A doutrina é firme no sentido de que “apesar de se falar em ‘solidariedade’, a responsabilidade prevista possui caráter supletivo, apenas se aplicando quando não for possível cobrar o tributo do contribuinte, independentemente do motivo, como, por exemplo, sua insolvência.” (Código Tributário Nacional Comentado, Coordenação Vladimir Passos de Freitas, Ed. Revista dos Tribunais, 6ª edição, p. 707).

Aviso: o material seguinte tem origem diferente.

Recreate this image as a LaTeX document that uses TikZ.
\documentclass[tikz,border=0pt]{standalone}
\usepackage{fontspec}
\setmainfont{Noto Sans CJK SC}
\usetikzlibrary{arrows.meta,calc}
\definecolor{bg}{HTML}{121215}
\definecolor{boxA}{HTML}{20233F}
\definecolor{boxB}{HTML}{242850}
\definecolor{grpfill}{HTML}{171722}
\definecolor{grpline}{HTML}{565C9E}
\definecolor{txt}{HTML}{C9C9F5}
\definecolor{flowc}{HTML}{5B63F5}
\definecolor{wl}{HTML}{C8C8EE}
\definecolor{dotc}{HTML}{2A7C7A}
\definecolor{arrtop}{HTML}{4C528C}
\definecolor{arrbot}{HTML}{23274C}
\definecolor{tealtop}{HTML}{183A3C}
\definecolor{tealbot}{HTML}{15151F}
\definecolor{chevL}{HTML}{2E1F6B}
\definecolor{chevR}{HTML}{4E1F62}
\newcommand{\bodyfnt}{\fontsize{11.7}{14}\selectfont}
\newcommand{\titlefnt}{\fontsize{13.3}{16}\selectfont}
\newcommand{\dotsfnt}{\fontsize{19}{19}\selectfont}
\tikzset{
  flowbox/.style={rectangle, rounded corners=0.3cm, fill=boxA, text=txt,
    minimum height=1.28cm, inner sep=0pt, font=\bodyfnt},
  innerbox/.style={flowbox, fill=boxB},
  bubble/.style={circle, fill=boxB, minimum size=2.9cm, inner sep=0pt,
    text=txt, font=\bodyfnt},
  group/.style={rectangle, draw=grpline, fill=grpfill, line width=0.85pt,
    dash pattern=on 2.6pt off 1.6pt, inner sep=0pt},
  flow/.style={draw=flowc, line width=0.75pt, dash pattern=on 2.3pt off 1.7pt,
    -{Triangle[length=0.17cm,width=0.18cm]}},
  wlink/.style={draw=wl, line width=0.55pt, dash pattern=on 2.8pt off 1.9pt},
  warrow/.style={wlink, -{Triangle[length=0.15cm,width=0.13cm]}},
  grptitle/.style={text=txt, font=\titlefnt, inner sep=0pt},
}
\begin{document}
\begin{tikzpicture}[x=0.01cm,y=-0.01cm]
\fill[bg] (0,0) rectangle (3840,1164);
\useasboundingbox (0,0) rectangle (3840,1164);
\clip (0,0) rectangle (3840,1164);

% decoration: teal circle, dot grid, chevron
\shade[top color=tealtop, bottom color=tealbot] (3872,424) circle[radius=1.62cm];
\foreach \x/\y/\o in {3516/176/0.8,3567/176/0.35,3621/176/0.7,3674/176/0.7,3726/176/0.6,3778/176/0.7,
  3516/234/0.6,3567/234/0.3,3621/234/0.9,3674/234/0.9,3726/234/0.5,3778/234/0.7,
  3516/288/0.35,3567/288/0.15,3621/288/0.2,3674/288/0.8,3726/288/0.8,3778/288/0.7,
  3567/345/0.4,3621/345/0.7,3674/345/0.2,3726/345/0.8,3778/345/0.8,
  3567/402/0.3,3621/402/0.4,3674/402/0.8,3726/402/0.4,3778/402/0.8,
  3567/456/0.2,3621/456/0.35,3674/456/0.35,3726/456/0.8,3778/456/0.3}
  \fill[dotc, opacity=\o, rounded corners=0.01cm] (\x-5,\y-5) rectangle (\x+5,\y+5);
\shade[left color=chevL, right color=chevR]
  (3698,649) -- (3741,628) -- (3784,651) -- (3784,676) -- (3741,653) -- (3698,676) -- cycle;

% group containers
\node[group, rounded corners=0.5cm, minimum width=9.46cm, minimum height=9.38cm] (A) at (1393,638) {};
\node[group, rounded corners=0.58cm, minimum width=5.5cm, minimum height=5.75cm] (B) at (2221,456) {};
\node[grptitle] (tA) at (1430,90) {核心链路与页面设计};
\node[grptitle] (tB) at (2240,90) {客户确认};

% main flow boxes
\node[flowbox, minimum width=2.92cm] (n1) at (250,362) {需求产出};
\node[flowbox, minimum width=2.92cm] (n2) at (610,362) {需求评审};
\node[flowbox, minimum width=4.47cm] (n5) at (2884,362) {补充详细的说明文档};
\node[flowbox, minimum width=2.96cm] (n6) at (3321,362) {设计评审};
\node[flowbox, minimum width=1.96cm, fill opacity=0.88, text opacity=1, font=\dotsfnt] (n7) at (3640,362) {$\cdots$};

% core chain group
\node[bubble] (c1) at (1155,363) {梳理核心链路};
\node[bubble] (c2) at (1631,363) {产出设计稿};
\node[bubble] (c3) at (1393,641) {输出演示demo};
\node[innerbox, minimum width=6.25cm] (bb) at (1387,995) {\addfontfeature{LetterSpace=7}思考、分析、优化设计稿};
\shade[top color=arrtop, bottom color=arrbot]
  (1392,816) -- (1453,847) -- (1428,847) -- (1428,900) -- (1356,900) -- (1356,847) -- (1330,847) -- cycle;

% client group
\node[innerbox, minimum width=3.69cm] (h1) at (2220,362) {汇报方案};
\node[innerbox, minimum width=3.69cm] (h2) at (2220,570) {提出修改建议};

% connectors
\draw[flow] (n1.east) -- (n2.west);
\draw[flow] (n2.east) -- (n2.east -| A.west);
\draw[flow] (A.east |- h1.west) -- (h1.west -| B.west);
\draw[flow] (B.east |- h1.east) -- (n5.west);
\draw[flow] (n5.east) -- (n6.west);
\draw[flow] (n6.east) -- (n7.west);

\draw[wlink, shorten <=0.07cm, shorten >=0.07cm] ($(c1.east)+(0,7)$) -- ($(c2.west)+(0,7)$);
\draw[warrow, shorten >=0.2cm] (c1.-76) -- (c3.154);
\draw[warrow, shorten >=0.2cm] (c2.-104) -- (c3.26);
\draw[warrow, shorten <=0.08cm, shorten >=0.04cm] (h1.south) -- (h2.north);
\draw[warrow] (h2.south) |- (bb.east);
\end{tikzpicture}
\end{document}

Na mesma linha de entendimento, Eduardo Sabagg, acerca do inciso VI, do art. 134, do CTN, diz que:

“O dispositivo direciona-se à atividade dos tabeliães ou notários, os quais têm a incumbência de instrumentalizar certos atos jurídicos, atribuindo-se-lhes fé pública e autenticidade. Como praxe, tais profissionais do direito exigem a comprovação do pagamento do tributo eventualmente incidente sobre os atos que devam conferir, garantindo-se que não venham a ser ulteriormente chamados à responsabilização. Se não tomarem as cautelas, restando o tributo inadimplido, estes serventuários de oficio poderão ser subsidiariamente responsabilizados. Assim, só se pode exigir, v.g., o pagamento do ITBI de um tabelião se a legislação qualificar sua responsabilidade, por ocasião da lavratura da escritura diante da emissão na exigência (das partes envolvidas) do prévio recolhimento de seu valor.” (Manual de Direito Tributário, 8ª edição, Editora Saraiva, p. 823, g.n.).

Assim, de fato, não há que se falar em responsabilidade solidária do tabelião, in casu, mas sim em supletiva, apenas na hipótese de impossibilidade de adimplemento pela contribuinte. Mostra-se equivocada, portanto, a atitude da FESP de já incluir o impetrante como responsável solidário no AIIM, antes mesmo de qualquer tentativa de cobrança do ITCMD da contribuinte.

Dessa forma, por qualquer lado que se olhe a questão, é caso de conceder a segurança pretendida, devendo ser reformada a sentença, portanto, com inversão dos ônus sucumbenciais.

Ante o exposto, pelo meu voto, dou provimento ao recurso.